Maya, I am no so worried about young people. I believe they have gotten the message. I am concerned with my generation, the generation that holds many of keys at this moment in time. When I read these articles, like the NYT one, I also read the banter after. People almost invariably get involved in a political-philosophical debate. It ignores the very real and practical realities about gender, cultural, and vocational bias.
One can spend their energy on academic arguments about whether or not bias exists, or if they have it. But the fact is that we all do, and we only just have to recognize that and decide if we are going to make ourselves better people, if we are going to choose to do something about it.
At the Lab, we are in one of many privileged technical, financial, etc., fields, professionally and academically. We all have some power, to a lesser or greater extent, to effect some kind of change by our actions at work, or involvement in communities of our choice.
Thank you, Paul.
Soledad Antelada Toledano says
I just want to say thanks for this article.
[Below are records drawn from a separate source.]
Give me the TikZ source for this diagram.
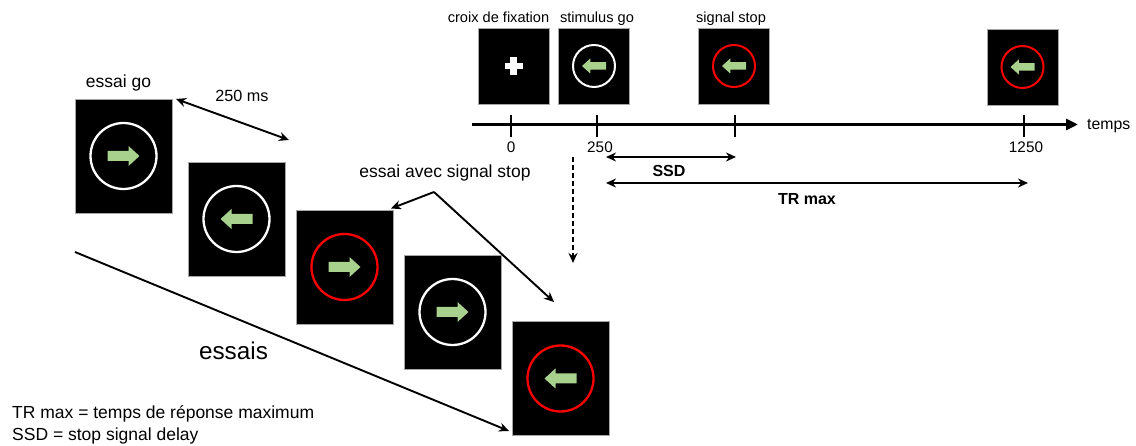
\documentclass[tikz,border=0pt]{standalone}
\usepackage{fontspec}
\setmainfont{Liberation Sans}
\usetikzlibrary{arrows.meta,calc}

\definecolor{arrowgreen}{RGB}{169,209,142}
\definecolor{stopred}{RGB}{250,0,0}

\tikzset{
  bigscreen/.style={fill=black, draw=black!35, line width=0.6pt, inner sep=0pt, minimum width=97pt, minimum height=114pt},
  smallscreen/.style={bigscreen, minimum width=71pt, minimum height=76pt},
  ring/.style={line width=2.3pt},
  pointer/.style={line width=1.9pt, -{Stealth[length=10pt,width=9pt]}},
  twoway/.style={line width=1.9pt, {Stealth[length=10pt,width=9pt]}-{Stealth[length=10pt,width=9pt]}},
  lbl/.style={font=\fontsize{17.5}{20}\selectfont, inner sep=0pt, anchor=base},
  smalllbl/.style={font=\fontsize{14.6}{17}\selectfont, inner sep=0pt, anchor=base},
  ticklbl/.style={font=\fontsize{15.3}{18}\selectfont, inner sep=0pt, anchor=base},
  boldlbl/.style={font=\fontsize{16}{19}\selectfont\bfseries, inner sep=0pt, anchor=base}
}

% green arrow pointing right, centred on the origin
\newcommand{\greenarrow}{(-16,-5) -- (5,-5) -- (5,-10) -- (16,0) -- (5,10) -- (5,5) -- (-16,5) -- cycle}

\begin{document}
\begin{tikzpicture}[x=1pt, y=-1pt]
\useasboundingbox (0,0) rectangle (1136,446);

% trials
\foreach \name/\pos/\ringcol/\dir in {e1/{(123.5,156)}/white/1, e2/{(236.5,219)}/white/-1, e3/{(344.5,267)}/stopred/1, e4/{(452.5,312)}/white/1, e5/{(560.5,378.5)}/stopred/-1}{
    \node[bigscreen] (\name) at \pos {};
    \draw[ring, \ringcol] (\name.center) circle[radius=33pt];
    \fill[arrowgreen, shift={(\name.center)}, xscale=\dir] \greenarrow;
}

% time line screens
\node[smallscreen] (fix) at (513.5,66) {};
\fill[white] ($(fix.center)+(-9,-3.3)$) rectangle ($(fix.center)+(9,3.3)$);
\fill[white] ($(fix.center)+(-3.3,-9)$) rectangle ($(fix.center)+(3.3,9)$);
\foreach \name/\pos/\ringcol in {go/{(594,66)}/white, stop/{(734,66)}/stopred, late/{(1022.5,67)}/stopred}{
    \node[smallscreen] (\name) at \pos {};
    \draw[ring, line width=2pt, \ringcol] (\name.center) circle[radius=21pt];
    \fill[arrowgreen, shift={(\name.center)}, xscale=-0.75, yscale=0.75] \greenarrow;
}

\node[smalllbl] (lfix) at (498.5,22.5) {croix de fixation};
\node[smalllbl] (lgo) at (597,22.5) {stimulus go};
\node[smalllbl] (lstop) at (731,22.5) {signal stop};

% axis
\coordinate (ax0) at (472,124.5);
\coordinate (ax1) at (1078,124.5);
\draw[line width=3.3pt, -{Triangle[length=12pt,width=11pt]}] (ax0) -- (ax1);
\node[font=\fontsize{15.8}{18}\selectfont, inner sep=0pt, anchor=base west] (temps) at (1087,130) {temps};
\foreach \x/\lab/\lx in {511/0/511, 597/250/600, 735//735, 1024/1250/1026}{
    \draw[line width=1.3pt] (\x,115) -- (\x,137);
    \node[ticklbl] (t\x) at (\lx,153) {\lab};
}

% delays
\coordinate (ssdA) at (606,157);
\coordinate (ssdB) at (736,157);
\coordinate (trA) at (606,183);
\coordinate (trB) at (1028,183);
\draw[twoway] (ssdA) -- (ssdB);
\draw[twoway] (trA) -- (trB);
\node[boldlbl] (ssd) at (669,177) {SSD};
\node[boldlbl] (trmax) at (807,205) {TR max};

\coordinate (dash0) at (573,157);
\coordinate (dash1) at (573,263);
\draw[pointer, line width=1.6pt, dash pattern=on 5pt off 3pt] (dash0) -- (dash1);

% trial labels
\node[lbl] (lgotrial) at (118.5,88) {essai go};
\node[font=\fontsize{16.2}{19}\selectfont, inner sep=0pt, anchor=base] (l250) at (242,101.5) {250 ms};
\coordinate (d0) at (176,99);
\coordinate (d1) at (289,140);
\draw[twoway] (d0) -- (d1);

\node[lbl] (lstoptrial) at (445,177.5) {essai avec signal stop};
\coordinate (apex) at (434,192);
\coordinate (toe3) at (391,208.5);
\coordinate (toe5) at (554,302);
\draw[pointer] (apex) -- (toe3);
\draw[pointer] (apex) -- (toe5);

\node[font=\fontsize{24.3}{28}\selectfont, inner sep=0pt, anchor=base] (lessais) at (233.5,360) {essais};
\coordinate (s0) at (75,252);
\coordinate (s1) at (509,431);
\draw[pointer] (s0) -- (s1);

% legend
\node[font=\fontsize{17.5}{20}\selectfont, inner sep=0pt, anchor=base west] (leg1) at (12,418.5) {TR max = temps de réponse maximum};
\node[font=\fontsize{17.5}{20}\selectfont, inner sep=0pt, anchor=base west] (leg2) at (12,441) {SSD = stop signal delay};
\end{tikzpicture}
\end{document}
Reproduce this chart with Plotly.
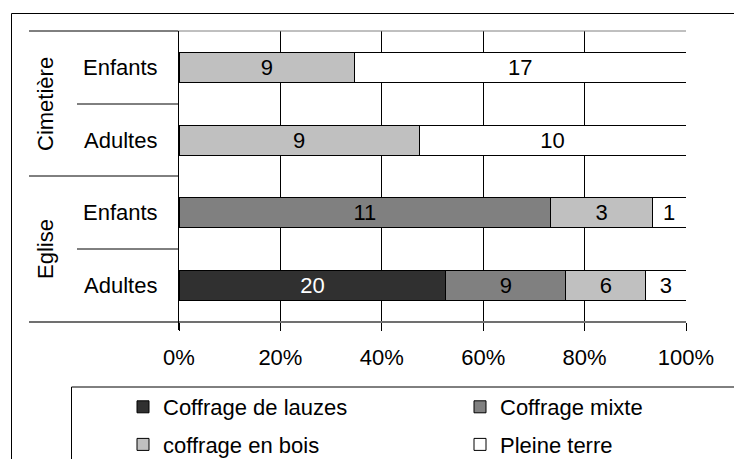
import plotly.graph_objects as go

W, H = 734, 459

# Data
rows = ["Eglise|Adultes", "Eglise|Enfants", "Cimetière|Adultes", "Cimetière|Enfants"]
row_labels = ["Adultes", "Enfants", "Adultes", "Enfants"]
groups = ["Eglise", "Cimetière"]
series_names = ["Coffrage de lauzes", "Coffrage mixte", "coffrage en bois", "Pleine terre"]
lauzes = [20, 0, 0, 0]
mixte = [9, 11, 0, 0]
bois = [6, 3, 9, 9]
terre = [3, 1, 10, 17]
tick_vals = [0, 20, 40, 60, 80, 100]
tick_text = ["0%", "20%", "40%", "60%", "80%", "100%"]

series_vals = [lauzes, mixte, bois, terre]
colors = ["#303030", "#808080", "#c0c0c0", "#ffffff"]
text_colors = ["#ffffff", "#000000", "#000000", "#000000"]
legend_ids = ["legend", "legend2", "legend", "legend2"]

FONT = "Liberation Sans, Arial, sans-serif"
FS = 22

def px(x):
    return x / W

def py(y):
    return 1 - y / H

fig = go.Figure()
for name, vals, col, tcol, lg in zip(series_names, series_vals, colors, text_colors, legend_ids):
    fig.add_trace(go.Bar(
        y=rows, x=vals, name=name, orientation="h",
        legend=lg, legendgroup=name,
        marker=dict(color=col, line=dict(color="#000000", width=1)),
        text=[str(v) if v else "" for v in vals],
        textposition="inside", insidetextanchor="middle", textangle=0,
        textfont=dict(color=tcol, size=FS, family=FONT),
        hoverinfo="skip",
    ))

shapes = []
def line(x0, y0, x1, y1, color="#000000", width=1):
    shapes.append(dict(type="line", xref="paper", yref="paper",
                       x0=px(x0), y0=py(y0), x1=px(x1), y1=py(y1),
                       line=dict(color=color, width=width)))

# outer frame
line(11.5, 13.5, 734, 13.5)
line(11.5, 13.5, 11.5, 459)
# legend frame
line(71.5, 387, 734, 387)
line(71.5, 387, 71.5, 459)
# plot top / bottom
line(29, 31, 178, 31)
line(178, 31, 686, 31, "#808080")
line(29, 322, 686, 322, "#707070", 2)
# vertical axis line
line(178.5, 31, 178.5, 330)
# separators
line(77, 104, 178, 104)
line(29, 176, 178, 176)
line(77, 249, 178, 249)

annotations = []
for i, lab in enumerate(row_labels):
    annotations.append(dict(xref="paper", yref="y", x=px(120), y=rows[i], text=lab,
                            showarrow=False, xanchor="center", yanchor="middle",
                            font=dict(size=FS, family=FONT, color="#000000")))
annotations.append(dict(xref="paper", yref="paper", x=px(46), y=py(249), text=groups[0],
                        showarrow=False, textangle=-90, xanchor="center", yanchor="middle",
                        font=dict(size=FS, family=FONT, color="#000000")))
annotations.append(dict(xref="paper", yref="paper", x=px(46), y=py(104), text=groups[1],
                        showarrow=False, textangle=-90, xanchor="center", yanchor="middle",
                        font=dict(size=FS, family=FONT, color="#000000")))

legend_common = dict(orientation="v", yanchor="top", xanchor="left",
                     traceorder="grouped", tracegroupgap=6,
                     font=dict(size=FS, family=FONT, color="#000000"),
                     bgcolor="rgba(0,0,0,0)", borderwidth=0)

fig.update_layout(
    width=W, height=H, margin=dict(l=0, r=0, t=0, b=0, autoexpand=False),
    paper_bgcolor="#ffffff", plot_bgcolor="#ffffff",
    barmode="stack", barnorm="percent", bargap=0.59,
    font=dict(family=FONT, size=FS, color="#000000"),
    uniformtext=dict(minsize=FS, mode="show"),
    shapes=shapes, annotations=annotations,
    xaxis=dict(domain=[px(179), px(686)], range=[0, 100], tickvals=tick_vals,
               ticktext=tick_text, showgrid=True, gridcolor="#000000", gridwidth=1,
               zeroline=False, showline=False, ticks="outside", ticklen=8,
               tickcolor="#000000", tickfont=dict(size=FS, family=FONT),
               ticklabelstandoff=8, automargin=False),
    yaxis=dict(domain=[py(322), py(31)], categoryorder="array", categoryarray=rows,
               range=[-0.5, 3.5], showticklabels=False, showgrid=False,
               zeroline=False, showline=False, ticks="", automargin=False),
    legend=dict(x=px(123), y=py(386), **legend_common),
    legend2=dict(x=px(460), y=py(386), **legend_common),
    showlegend=True,
)

fig.write_html(
    "out.html",
    config={"displayModeBar": False},
    post_script="document.body.style.margin='0';document.body.style.overflow='hidden';",
)
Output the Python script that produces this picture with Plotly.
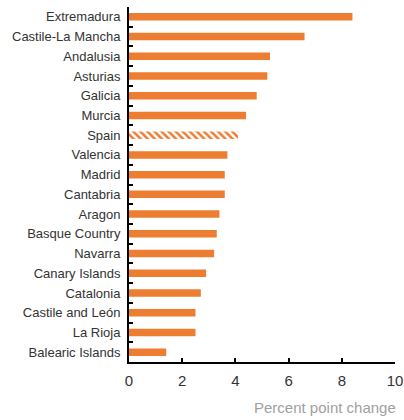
import plotly.graph_objects as go

regions = ["Extremadura", "Castile-La Mancha", "Andalusia", "Asturias", "Galicia",
           "Murcia", "Spain", "Valencia", "Madrid", "Cantabria", "Aragon",
           "Basque Country", "Navarra", "Canary Islands", "Catalonia",
           "Castile and León", "La Rioja", "Balearic Islands"]
values = [8.4, 6.6, 5.3, 5.2, 4.8, 4.4, 4.1, 3.7, 3.6, 3.6, 3.4, 3.3, 3.2, 2.9,
          2.7, 2.5, 2.5, 1.4]
x_ticks = [0, 2, 4, 6, 8, 10]
x_title = "Percent point change"

ORANGE = "#ED7D31"
FONT = "Liberation Sans, Arial, sans-serif"

shapes = ["\\" if r == "Spain" else "" for r in regions]

fig = go.Figure(go.Bar(
    x=values, y=regions, orientation="h",
    marker=dict(color=ORANGE, line=dict(width=0),
                pattern=dict(shape=shapes, fgcolor=ORANGE, bgcolor="white",
                             size=5, solidity=0.5, fillmode="replace")),
))

fig.update_layout(
    width=404, height=420,
    margin=dict(l=129, r=9, t=7, b=58, autoexpand=False),
    paper_bgcolor="white", plot_bgcolor="white",
    bargap=0.62, showlegend=False,
    font=dict(family=FONT, size=13, color="#333333"),
    xaxis=dict(range=[0, 10], tickvals=x_ticks, showgrid=False, zeroline=False,
               showline=True, linecolor="black", linewidth=2,
               ticks="inside", ticklen=4, tickwidth=2, tickcolor="black",
               tickfont=dict(size=15), ticklabelstandoff=4, automargin=False),
    yaxis=dict(autorange="reversed", showgrid=False, zeroline=False,
               showline=True, linecolor="black", linewidth=2,
               ticks="inside", ticklen=4, tickwidth=2, tickcolor="black",
               tickson="boundaries", ticklabelstandoff=4, automargin=False),
    annotations=[dict(text=x_title, xref="paper", yref="paper", x=1, y=0,
                      xanchor="right", yanchor="middle", xshift=3, yshift=-45,
                      showarrow=False, font=dict(family=FONT, size=15, color="#a0a0a0"))],
)

fig.write_html("out.html", config={"displayModeBar": False},
               post_script="document.body.style.margin='0px';")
We don’t need inclusion if we just stopped excluding.
So we need to identify existing exclusion mechanisms (which I find very hard) and remove them.
Deborah Rabuco says
I really appreciate that you have shared this message with the entire Lab. Thank you!
Richard Firestone says
Many years ago there was a study that showed that when a group of people solve a problem the most creative member of the group was usually the first one to come up with a solution, yet that person would be ignored. Later the most “intelligent” member of the group would suggest the same solution and it would be accepted by the group. I learned this in my Deviant Psychology class in college. This issue is more complicated that male/female/minority.
Deborah Rabuco says
This is true, being inclusive (or exclusive) goes beyond social, gender and racial differences.
Kurt Krueger says
I couldn’t agree with both Deborah & Richard more. The worst part is the response you’ll get when you ask someone to let you finish what you were trying to say.
So true. Everything is very complicated. Let’s still try and start with the obvious.
In a professional environment, especially in a scientific environment we have to try not judge by the gender or color of the shirt but by what the wether things make sense or are well argued.